The basic tool is offsetof, which is a macro that C++ inherits from C...

offsetof(structname, membername)

You can look up the implementation of that macro, but don't copy it - the standard requires that a compiler provide some way to implement the macro that works, but the implementation that works for one compiler may not work for another. However, two common approaches are...

• Look at the address of the member in an imaginary instance of the struct at address zero. Problems with this (e.g. that imaginary instance obviously doesn't have a valid virtual pointer) are part of the reason for some restrictions.
• Use a special "intrinsic" function provided by the compiler, which is one of the reasons why those identifiers with underscores are reserved.

Using that offset, in principle, you can cast your pointer to char* via void*, do your arithmetic, then cast back again to the needed type.

The first problem is obvious - some members (ie the static ones) aren't at a fixed offset in each instance, they're at a fixed address irrespective of the instance. Obvious but perhaps best to say it.

The next problem is from that offsetof documentation I linked...

type shall be a POD class (including unions).

You're looking at the layout of a type. You need that layout to apply to subtypes as well. Because you've discarded the C++ polymorphism abstraction and you're dealing directly with offsets, the compiler can't handle any run-time layout resolution for you. Various inheritance-related issues would invalidate the offset calculations - multiple inheritance, virtual inheritance, a subtype that has a virtual pointer when the base doesn't.

So you need to do your layout with a POD struct. You can get away with single inheritance, but you can't have virtual methods. But there's another annoyance - POD is a bit of an overloaded term that obviously doesn't just relate to whether offsetof is valid or not. A type that has non-POD data members isn't POD.

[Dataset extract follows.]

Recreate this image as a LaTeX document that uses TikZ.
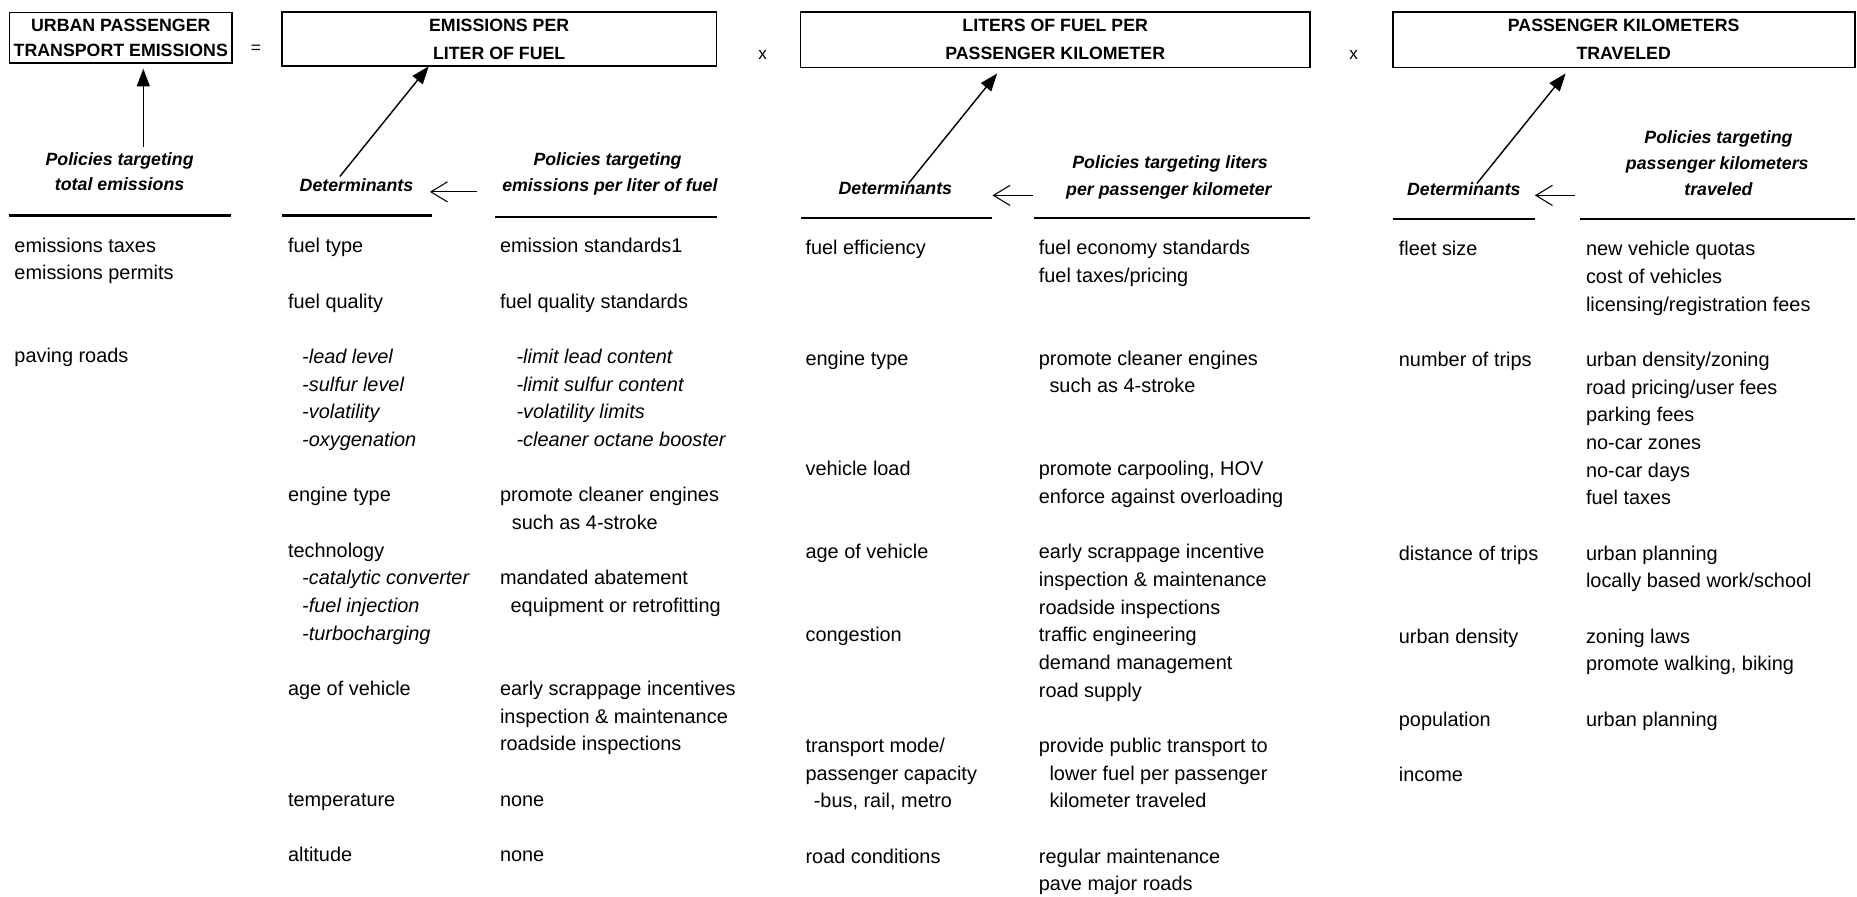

I hit this problem with a multiway tree data structure. I used offsetof to implement the data structure (because different times). I wrapped this in a template, which used a struct and offsetof to determine the node layouts. In a whole series of compilers and compiler versions this was fine until I switched to a version of GCC, which started warning all over the place.

My question and answer about this on SO are here.

This issue with offsetof may have been addressed in C++11 - I'm not sure. In any case, even though a member within a struct is non-POD, that struct will still have a fixed layout determined at compile time. The offset is OK even if the compiler throws warnings at you, which luckily in GCC can be turned off.

The next problem from that offsetof documentation I linked...

type shall be a standard-layout class (including unions).

This is a new one from C++11 and, to be honest, I haven't really thought about it much myself.

The final problem - actually, the view of a pointer as an address is invalid. Sure, the compiler implements pointers as addresses, but there's lots of technicalities, and compiler writers have been exploiting these in their optimisers.

One area you have to be very careful with once you start doing pointer arithmetic is the compilers "alias analysis" - how it decides whether two pointers might point to the same thing (in order to decide when it can safely keep values in registers and not refer back to memory to see if a write through an alias pointer changed it). I once asked this question about that, but it turns out the answer I accepted is a problem (I should probably go back and do something about it) because although it describes the problem correctly, the solution it suggests (using union-based puns) is only correct for GCC and not guaranteed by the C++ standard.

In the end, my solution was to hide the pointer arithmetic (and char* pointers) in a set of functions...

inline void* Ptr_Add  (void* p1, std::ptrdiff_t p2)
{
  return (((char*) p1) + p2);
}

inline void* Ptr_Sub  (void* p1, std::ptrdiff_t p2)
{
  return (((char*) p1) - p2);
}

inline std::ptrdiff_t Ptr_Diff (void* p1, void* p2)
{
  return (((char*) p1) - ((char*) p2));
}

inline bool  Ptr_EQ (void* p1, void* p2)  {  return (((char*) p1) == ((char*) p2));  }
inline bool  Ptr_NE (void* p1, void* p2)  {  return (((char*) p1) != ((char*) p2));  }
inline bool  Ptr_GT (void* p1, void* p2)  {  return (((char*) p1) >  ((char*) p2));  }
inline bool  Ptr_GE (void* p1, void* p2)  {  return (((char*) p1) >= ((char*) p2));  }
inline bool  Ptr_LT (void* p1, void* p2)  {  return (((char*) p1) <  ((char*) p2));  }
inline bool  Ptr_LE (void* p1, void* p2)  {  return (((char*) p1) <= ((char*) p2));  }

That std::ptrdiff_t type is significant too - the bit-width of a pointer isn't guaranteed to match the bit-width of a long.

Outside of these functions, all pointers are either their correct type or void*. C++ treats void* specially (the compiler knows it can alias other pointer types) so it seems to work, though there may be details I'm not remembering. Sorry - these things are hard, especially these days with optimisers that are sometimes clever in the "obnoxious pedant" sense, and I only touch this evil code if I absolutely have to.

One last issue - I already mentioned that pointers aren't addresses. One oddity is that on some platforms, two different pointers may map to the same address in different address spaces - see for example the Harvard Architecture which has different address spaces for instructions. So even the offset between two pointers is invalid except within certain limits, no doubt described in complicated detail in the standard. A single struct is a single struct - obviously it lives on one address space, with the possible exception of static members - but don't just assume pointer arithmetic is always valid.

---

Long story short - yes, it's possible to subtract the offset of a member from the address of a member to find the address of the struct, but you have to use actual offsets (not member pointers) and there are limitations and technicalities that may mean you can't even solve your problem this way (e.g. I'm not sure you'll be able to use offsets as template parameters), and certainly mean it's harder than it seems.

Ultimately, the take-away advice is that if you read this, treat it as a warning. Don't do the things I've done. I wish I hadn't, and probably so will you.